We did take a kind of test, but it was with completely different motives. We were not trying to feel validated in our relationship. We had decided to get married. We were going to, and we were going to stay married. Luckily, we came across a book that talked about common interests, and we instantly applied it. I believe the action we took is hugely responsible for our closeness today. If we were to take a compatibility test right now, my guess is that we would score very high.
Eight years after this test we have become so similar, and it’s because we chose to be.
So what was this test? It was just a list of activities. Everything from watching sports to writing songs. We printed out two copies of the list and were separated long enough to answer it. On a scale of 1 to 5 (one being low) how much do you/would you like to go canoeing? 5! How much do you/would you like to go to football games? 1. Play tennis? 4. Go to concerts? 5! And on it went. There must have been about 100 activities listed. I had never even considered some. What was racquetball?
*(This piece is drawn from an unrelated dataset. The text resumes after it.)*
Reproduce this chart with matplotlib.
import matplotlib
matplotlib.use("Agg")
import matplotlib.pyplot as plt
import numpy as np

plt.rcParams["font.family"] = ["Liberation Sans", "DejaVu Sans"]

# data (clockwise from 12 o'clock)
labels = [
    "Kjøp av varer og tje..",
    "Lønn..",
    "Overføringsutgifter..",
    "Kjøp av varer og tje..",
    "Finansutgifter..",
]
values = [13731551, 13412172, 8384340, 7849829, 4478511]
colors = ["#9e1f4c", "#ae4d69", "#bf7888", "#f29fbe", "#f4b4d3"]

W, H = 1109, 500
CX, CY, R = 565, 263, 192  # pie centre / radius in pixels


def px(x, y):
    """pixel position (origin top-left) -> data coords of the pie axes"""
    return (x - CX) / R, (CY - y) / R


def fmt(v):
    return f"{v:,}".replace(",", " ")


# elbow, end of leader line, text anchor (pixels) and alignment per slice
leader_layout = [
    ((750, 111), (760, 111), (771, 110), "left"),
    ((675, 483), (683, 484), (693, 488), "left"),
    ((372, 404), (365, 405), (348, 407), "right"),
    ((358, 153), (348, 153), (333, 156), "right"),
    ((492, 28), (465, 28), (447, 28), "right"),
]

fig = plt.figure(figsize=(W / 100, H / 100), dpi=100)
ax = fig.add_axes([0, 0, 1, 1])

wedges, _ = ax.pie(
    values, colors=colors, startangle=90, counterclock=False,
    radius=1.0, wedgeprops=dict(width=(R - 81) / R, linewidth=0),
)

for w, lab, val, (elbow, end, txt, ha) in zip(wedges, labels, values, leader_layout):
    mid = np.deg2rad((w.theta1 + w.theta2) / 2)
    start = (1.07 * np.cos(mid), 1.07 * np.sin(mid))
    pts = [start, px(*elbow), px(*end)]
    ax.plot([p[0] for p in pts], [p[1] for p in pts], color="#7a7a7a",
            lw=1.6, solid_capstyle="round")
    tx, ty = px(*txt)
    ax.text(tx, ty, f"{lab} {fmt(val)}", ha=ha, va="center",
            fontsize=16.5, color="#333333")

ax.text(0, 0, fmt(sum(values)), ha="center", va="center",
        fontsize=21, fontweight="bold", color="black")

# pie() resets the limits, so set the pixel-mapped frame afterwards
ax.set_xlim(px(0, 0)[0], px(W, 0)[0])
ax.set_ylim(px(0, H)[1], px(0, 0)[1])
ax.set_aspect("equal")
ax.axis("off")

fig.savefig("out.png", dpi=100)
After we wrote all of our answers we came back together and, as instructed, compared each one. Whenever we both had fives we circled it. This is something we would do together on a date or make a part of our weekly routine. If we both had a score of 1 we laughed and scratched it out. We’ve never been to a football game together. We kept going through the list smiling and saying, “Yeah! Me too! Let’s do that tomorrow!” or “Oh, good! I was afraid you’d want to do that. I hate jogging!” Then about twenty lines in or so we tested our relationship like we never had before. I had a five on going to concerts. Beth had a one. What?! Did she write it wrong?
I had to clarify. “I thought you liked concerts. Haven’t you been to a bunch?”
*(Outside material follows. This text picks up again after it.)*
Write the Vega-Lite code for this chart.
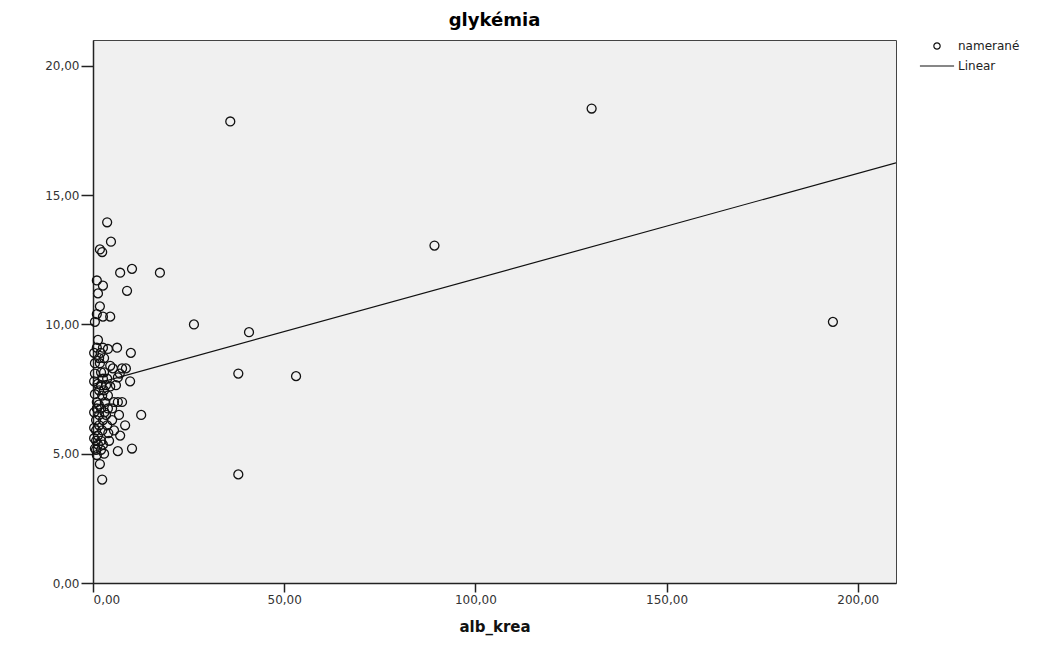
{
  "$schema": "https://vega.github.io/schema/vega-lite/v6.json",
  "autosize": "none",
  "padding": {"left": 93, "top": 40, "right": 149, "bottom": 62},
  "width": 803,
  "height": 543,
  "background": "white",
  "title": {"text": "glykémia", "font": "DejaVu Sans", "fontSize": 18, "fontWeight": "bold", "color": "#000", "offset": 10, "anchor": "middle"},
  "config": {
    "view": {"fill": "#f0f0f0", "stroke": "#444", "strokeWidth": 1},
    "axis": {"grid": false, "domainColor": "#222", "domainWidth": 1.5, "tickColor": "#222", "tickWidth": 1.5, "labelFont": "DejaVu Sans", "labelFontSize": 12, "labelColor": "#333", "titleFont": "DejaVu Sans", "titleFontSize": 15, "titleFontWeight": "bold", "titleColor": "#111"},
    "legend": {"labelFont": "DejaVu Sans", "labelFontSize": 12, "labelColor": "#222"}
  },
  "datasets": {
    "pts": [
      {"alb_krea": 35.9, "glykemia": 17.85}, {"alb_krea": 130.4, "glykemia": 18.35}, {"alb_krea": 89.3, "glykemia": 13.05}, {"alb_krea": 193.5, "glykemia": 10.1},
      {"alb_krea": 26.4, "glykemia": 10.0}, {"alb_krea": 40.8, "glykemia": 9.7}, {"alb_krea": 38.0, "glykemia": 8.1}, {"alb_krea": 53.1, "glykemia": 8.0},
      {"alb_krea": 38.0, "glykemia": 4.2}, {"alb_krea": 17.5, "glykemia": 12.0}, {"alb_krea": 10.2, "glykemia": 12.15}, {"alb_krea": 7.1, "glykemia": 12.0},
      {"alb_krea": 8.9, "glykemia": 11.3}, {"alb_krea": 3.7, "glykemia": 13.95}, {"alb_krea": 4.7, "glykemia": 13.2}, {"alb_krea": 1.8, "glykemia": 12.9},
      {"alb_krea": 2.4, "glykemia": 12.8}, {"alb_krea": 1.0, "glykemia": 11.7}, {"alb_krea": 2.6, "glykemia": 11.5}, {"alb_krea": 1.3, "glykemia": 11.2},
      {"alb_krea": 1.8, "glykemia": 10.7}, {"alb_krea": 1.0, "glykemia": 10.4}, {"alb_krea": 4.5, "glykemia": 10.3}, {"alb_krea": 2.6, "glykemia": 10.3},
      {"alb_krea": 0.5, "glykemia": 10.1}, {"alb_krea": 1.3, "glykemia": 9.4},
      {"alb_krea": 1.0, "glykemia": 9.1}, {"alb_krea": 2.6, "glykemia": 9.1}, {"alb_krea": 3.9, "glykemia": 9.05}, {"alb_krea": 6.3, "glykemia": 9.1},
      {"alb_krea": 9.9, "glykemia": 8.9}, {"alb_krea": 1.6, "glykemia": 8.7}, {"alb_krea": 2.9, "glykemia": 8.7}, {"alb_krea": 0.5, "glykemia": 8.5},
      {"alb_krea": 1.8, "glykemia": 8.5}, {"alb_krea": 4.5, "glykemia": 8.4}, {"alb_krea": 5.2, "glykemia": 8.3}, {"alb_krea": 7.6, "glykemia": 8.3},
      {"alb_krea": 8.6, "glykemia": 8.3}, {"alb_krea": 2.1, "glykemia": 8.15}, {"alb_krea": 2.9, "glykemia": 8.15}, {"alb_krea": 2.6, "glykemia": 7.9},
      {"alb_krea": 3.7, "glykemia": 7.9}, {"alb_krea": 6.5, "glykemia": 7.95}, {"alb_krea": 9.7, "glykemia": 7.8}, {"alb_krea": 2.1, "glykemia": 7.65},
      {"alb_krea": 3.4, "glykemia": 7.65}, {"alb_krea": 4.5, "glykemia": 7.6}, {"alb_krea": 6.0, "glykemia": 7.65}, {"alb_krea": 1.6, "glykemia": 7.45},
      {"alb_krea": 2.9, "glykemia": 7.45}, {"alb_krea": 2.4, "glykemia": 7.25}, {"alb_krea": 3.9, "glykemia": 7.25}, {"alb_krea": 1.0, "glykemia": 7.0},
      {"alb_krea": 3.1, "glykemia": 7.0}, {"alb_krea": 5.5, "glykemia": 7.0}, {"alb_krea": 6.5, "glykemia": 7.0}, {"alb_krea": 7.6, "glykemia": 7.0},
      {"alb_krea": 1.0, "glykemia": 6.75}, {"alb_krea": 2.1, "glykemia": 6.75}, {"alb_krea": 3.9, "glykemia": 6.75}, {"alb_krea": 5.0, "glykemia": 6.75},
      {"alb_krea": 1.6, "glykemia": 6.5}, {"alb_krea": 3.4, "glykemia": 6.5}, {"alb_krea": 6.8, "glykemia": 6.5}, {"alb_krea": 12.6, "glykemia": 6.5},
      {"alb_krea": 0.8, "glykemia": 6.3}, {"alb_krea": 2.6, "glykemia": 6.3}, {"alb_krea": 5.0, "glykemia": 6.3}, {"alb_krea": 1.6, "glykemia": 6.1},
      {"alb_krea": 3.7, "glykemia": 6.1}, {"alb_krea": 8.4, "glykemia": 6.1}, {"alb_krea": 0.8, "glykemia": 5.9}, {"alb_krea": 2.4, "glykemia": 5.9},
      {"alb_krea": 5.5, "glykemia": 5.9}, {"alb_krea": 1.3, "glykemia": 5.7}, {"alb_krea": 7.1, "glykemia": 5.7}, {"alb_krea": 0.8, "glykemia": 5.5},
      {"alb_krea": 2.1, "glykemia": 5.5}, {"alb_krea": 4.2, "glykemia": 5.5}, {"alb_krea": 1.3, "glykemia": 5.35}, {"alb_krea": 2.6, "glykemia": 5.35},
      {"alb_krea": 0.8, "glykemia": 5.15}, {"alb_krea": 2.1, "glykemia": 5.15}, {"alb_krea": 6.5, "glykemia": 5.1}, {"alb_krea": 10.2, "glykemia": 5.2},
      {"alb_krea": 1.0, "glykemia": 4.95}, {"alb_krea": 2.9, "glykemia": 5.0}, {"alb_krea": 1.8, "glykemia": 4.6}, {"alb_krea": 2.4, "glykemia": 4.0},
      {"alb_krea": 0.3, "glykemia": 5.6}, {"alb_krea": 0.3, "glykemia": 6.0}, {"alb_krea": 0.3, "glykemia": 6.6}, {"alb_krea": 0.5, "glykemia": 7.3},
      {"alb_krea": 0.3, "glykemia": 7.8}, {"alb_krea": 0.5, "glykemia": 8.1}, {"alb_krea": 0.3, "glykemia": 8.9}, {"alb_krea": 0.5, "glykemia": 5.2},
      {"alb_krea": 1.5, "glykemia": 6.9}, {"alb_krea": 1.2, "glykemia": 7.7}, {"alb_krea": 2.0, "glykemia": 8.9}, {"alb_krea": 4.0, "glykemia": 5.8},
      {"alb_krea": 3.0, "glykemia": 6.6}, {"alb_krea": 7.0, "glykemia": 8.1}
    ],
    "fit": [
      {"alb_krea": 0, "glykemia": 7.68},
      {"alb_krea": 210, "glykemia": 16.25}
    ]
  },
  "layer": [
    {
      "data": {"name": "fit"},
      "mark": {"type": "line", "color": "#111", "strokeWidth": 1.2, "clip": true},
      "encoding": {
        "x": {"field": "alb_krea", "type": "quantitative"},
        "y": {"field": "glykemia", "type": "quantitative"}
      }
    },
    {
      "data": {"name": "pts"},
      "mark": {"type": "point", "filled": false, "stroke": "#111", "strokeWidth": 1.3, "size": 80, "opacity": 1},
      "encoding": {
        "x": {"field": "alb_krea", "type": "quantitative", "title": "alb_krea",
              "scale": {"domain": [0, 210], "nice": false, "zero": true},
              "axis": {"values": [0, 50, 100, 150, 200], "tickSize": 9, "labelPadding": 2, "titlePadding": 14, "labelExpr": "replace(format(datum.value, '.2f'), '.', ',')"}},
        "y": {"field": "glykemia", "type": "quantitative", "title": null,
              "scale": {"domain": [0, 21], "nice": false},
              "axis": {"values": [0, 5, 10, 15, 20], "tickSize": 12, "labelPadding": 2, "labelExpr": "replace(format(datum.value, '.2f'), '.', ',')"}},
        "shape": {"datum": "namerané",
                  "scale": {"domain": ["namerané", "Linear"], "range": ["circle", "M-5.4,0H5.4"]},
                  "legend": {"title": null, "orient": "right", "offset": 35, "symbolSize": 40, "symbolStrokeColor": "#111", "symbolStrokeWidth": 1.2, "symbolFillColor": "transparent", "rowPadding": 8, "labelOffset": 15, "padding": 0}}
      }
    }
  ]
}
“Yeah, but I didn’t enjoy it. I hate concerts,” that beautiful girl replied.
No! My heart sunk. I probably could have cried if I had tried to.
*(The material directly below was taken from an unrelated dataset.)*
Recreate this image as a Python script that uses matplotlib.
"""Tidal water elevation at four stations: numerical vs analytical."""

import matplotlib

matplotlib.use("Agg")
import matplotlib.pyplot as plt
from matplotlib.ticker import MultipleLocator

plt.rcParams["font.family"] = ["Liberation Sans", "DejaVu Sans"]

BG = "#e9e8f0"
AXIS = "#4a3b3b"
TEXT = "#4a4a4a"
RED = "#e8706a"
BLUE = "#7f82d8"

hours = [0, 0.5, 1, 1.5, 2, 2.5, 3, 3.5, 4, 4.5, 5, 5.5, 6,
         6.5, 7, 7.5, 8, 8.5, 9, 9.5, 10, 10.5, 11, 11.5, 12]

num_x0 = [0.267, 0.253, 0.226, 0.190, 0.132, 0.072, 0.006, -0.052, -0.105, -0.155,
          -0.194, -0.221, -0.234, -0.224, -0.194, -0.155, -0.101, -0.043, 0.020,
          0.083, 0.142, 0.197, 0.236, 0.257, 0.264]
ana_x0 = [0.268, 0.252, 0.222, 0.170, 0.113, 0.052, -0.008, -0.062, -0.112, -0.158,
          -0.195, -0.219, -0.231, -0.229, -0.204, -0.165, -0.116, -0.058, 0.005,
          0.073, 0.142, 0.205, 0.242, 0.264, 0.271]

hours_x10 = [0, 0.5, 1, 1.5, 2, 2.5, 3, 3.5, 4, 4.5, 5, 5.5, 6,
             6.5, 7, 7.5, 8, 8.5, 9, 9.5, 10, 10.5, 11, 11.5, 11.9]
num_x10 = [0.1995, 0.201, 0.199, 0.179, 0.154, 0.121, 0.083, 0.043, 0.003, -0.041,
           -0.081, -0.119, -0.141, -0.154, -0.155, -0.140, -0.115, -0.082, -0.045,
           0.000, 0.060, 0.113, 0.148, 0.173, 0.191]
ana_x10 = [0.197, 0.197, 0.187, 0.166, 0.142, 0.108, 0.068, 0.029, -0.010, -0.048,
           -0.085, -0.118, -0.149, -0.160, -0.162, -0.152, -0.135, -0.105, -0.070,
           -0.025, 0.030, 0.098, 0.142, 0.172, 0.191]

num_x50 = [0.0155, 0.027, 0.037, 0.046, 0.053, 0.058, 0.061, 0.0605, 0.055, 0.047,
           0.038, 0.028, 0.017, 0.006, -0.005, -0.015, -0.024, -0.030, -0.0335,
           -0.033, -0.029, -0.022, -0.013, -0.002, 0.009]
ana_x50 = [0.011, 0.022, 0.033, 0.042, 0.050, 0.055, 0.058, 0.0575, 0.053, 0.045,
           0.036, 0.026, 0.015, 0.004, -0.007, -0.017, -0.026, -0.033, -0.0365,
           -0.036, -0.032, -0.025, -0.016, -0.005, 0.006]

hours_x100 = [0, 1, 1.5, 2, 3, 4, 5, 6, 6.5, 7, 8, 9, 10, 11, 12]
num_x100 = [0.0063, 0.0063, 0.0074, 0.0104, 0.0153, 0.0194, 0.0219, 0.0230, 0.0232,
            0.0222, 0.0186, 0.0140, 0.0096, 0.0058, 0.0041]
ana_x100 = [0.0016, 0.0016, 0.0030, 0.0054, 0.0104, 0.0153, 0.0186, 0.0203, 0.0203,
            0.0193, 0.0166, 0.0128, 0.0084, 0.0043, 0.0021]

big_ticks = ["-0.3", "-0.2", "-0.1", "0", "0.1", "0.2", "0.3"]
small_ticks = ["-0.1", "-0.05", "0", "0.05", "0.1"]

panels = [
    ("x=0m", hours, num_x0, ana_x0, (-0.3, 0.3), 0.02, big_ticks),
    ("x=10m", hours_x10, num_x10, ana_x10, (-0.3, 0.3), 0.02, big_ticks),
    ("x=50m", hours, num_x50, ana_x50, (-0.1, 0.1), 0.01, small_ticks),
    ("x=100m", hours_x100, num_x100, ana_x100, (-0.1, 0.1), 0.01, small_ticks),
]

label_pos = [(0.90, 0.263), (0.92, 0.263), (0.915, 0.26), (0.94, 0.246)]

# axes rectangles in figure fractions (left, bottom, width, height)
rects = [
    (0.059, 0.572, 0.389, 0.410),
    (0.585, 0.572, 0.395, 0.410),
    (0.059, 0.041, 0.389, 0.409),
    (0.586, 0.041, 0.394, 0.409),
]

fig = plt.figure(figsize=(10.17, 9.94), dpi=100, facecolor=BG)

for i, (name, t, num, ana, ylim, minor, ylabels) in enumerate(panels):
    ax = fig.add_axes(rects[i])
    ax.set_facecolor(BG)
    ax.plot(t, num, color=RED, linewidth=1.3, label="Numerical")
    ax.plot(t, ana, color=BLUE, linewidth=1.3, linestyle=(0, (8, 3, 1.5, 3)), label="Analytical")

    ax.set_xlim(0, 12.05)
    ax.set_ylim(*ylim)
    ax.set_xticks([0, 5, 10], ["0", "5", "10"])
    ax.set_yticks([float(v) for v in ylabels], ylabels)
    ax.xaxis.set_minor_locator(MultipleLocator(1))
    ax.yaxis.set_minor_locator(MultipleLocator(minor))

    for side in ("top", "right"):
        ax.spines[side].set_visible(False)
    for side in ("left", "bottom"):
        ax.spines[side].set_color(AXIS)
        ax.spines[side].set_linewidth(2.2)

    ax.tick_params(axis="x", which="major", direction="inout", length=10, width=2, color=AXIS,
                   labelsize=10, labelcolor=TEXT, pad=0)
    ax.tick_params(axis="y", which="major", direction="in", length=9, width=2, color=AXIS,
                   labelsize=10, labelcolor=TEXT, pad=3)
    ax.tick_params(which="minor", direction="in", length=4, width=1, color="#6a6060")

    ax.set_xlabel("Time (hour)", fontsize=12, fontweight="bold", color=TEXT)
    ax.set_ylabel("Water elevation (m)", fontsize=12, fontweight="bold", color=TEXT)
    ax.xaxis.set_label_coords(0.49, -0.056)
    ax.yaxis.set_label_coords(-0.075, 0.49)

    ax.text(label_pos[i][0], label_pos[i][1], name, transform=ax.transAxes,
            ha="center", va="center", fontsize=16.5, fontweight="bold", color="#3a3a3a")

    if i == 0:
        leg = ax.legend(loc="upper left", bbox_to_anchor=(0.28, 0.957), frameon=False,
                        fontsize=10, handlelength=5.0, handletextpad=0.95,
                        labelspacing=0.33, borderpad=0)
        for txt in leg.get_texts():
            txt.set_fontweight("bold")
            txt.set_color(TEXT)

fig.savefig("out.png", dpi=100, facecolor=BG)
You are probably thinking, “So what?” Well, the decision I made in my heart that day is one of the main reasons I am still in relationship with Beth.
“Ok. Well, let’s not do that.” We crossed it off our list. Beth did so quickly and casually. I did so slowly but with determination. The thing is, we figured out early on that our relationship was worth continuing in. We would only have sixteen waking hours to be together, and once you added in work, commutes, errands, other family, other friends, and random things like jury duty and flat tires, there would hardly be any time left. Why should we waste the few precious hours we have each week on things that we couldn’t do together or didn’t want to do? What would I gain from leaving her home while I had fun? Well, Micah, you’d be able to grow into the person you are supposed to blahdy blah blah blah blah blah. Whatever.
Pursuing separate interests only separates a couple.
Sure, I loved concerts, but in the grand scheme of our lives they became so insignificant to me. I think we’ve been to two or three in our nine years of dating/marriage, but I hardly remember them. What I do remember is the times we’ve spent on the things we both had fives on. Kayaking, walking, hiking, board games, brownies, reading on a couch together, trying new foods. There were so many things we mutually liked and so many more that we wanted to try together, that we still haven’t done everything. We both chose to drop hobbies that the other found lame or repulsive, and we have had so much fun.
She is still my favorite person to play with. I can probably count on one hand how many times we’ve been bored together. (Beth can even make boring meetings funny.)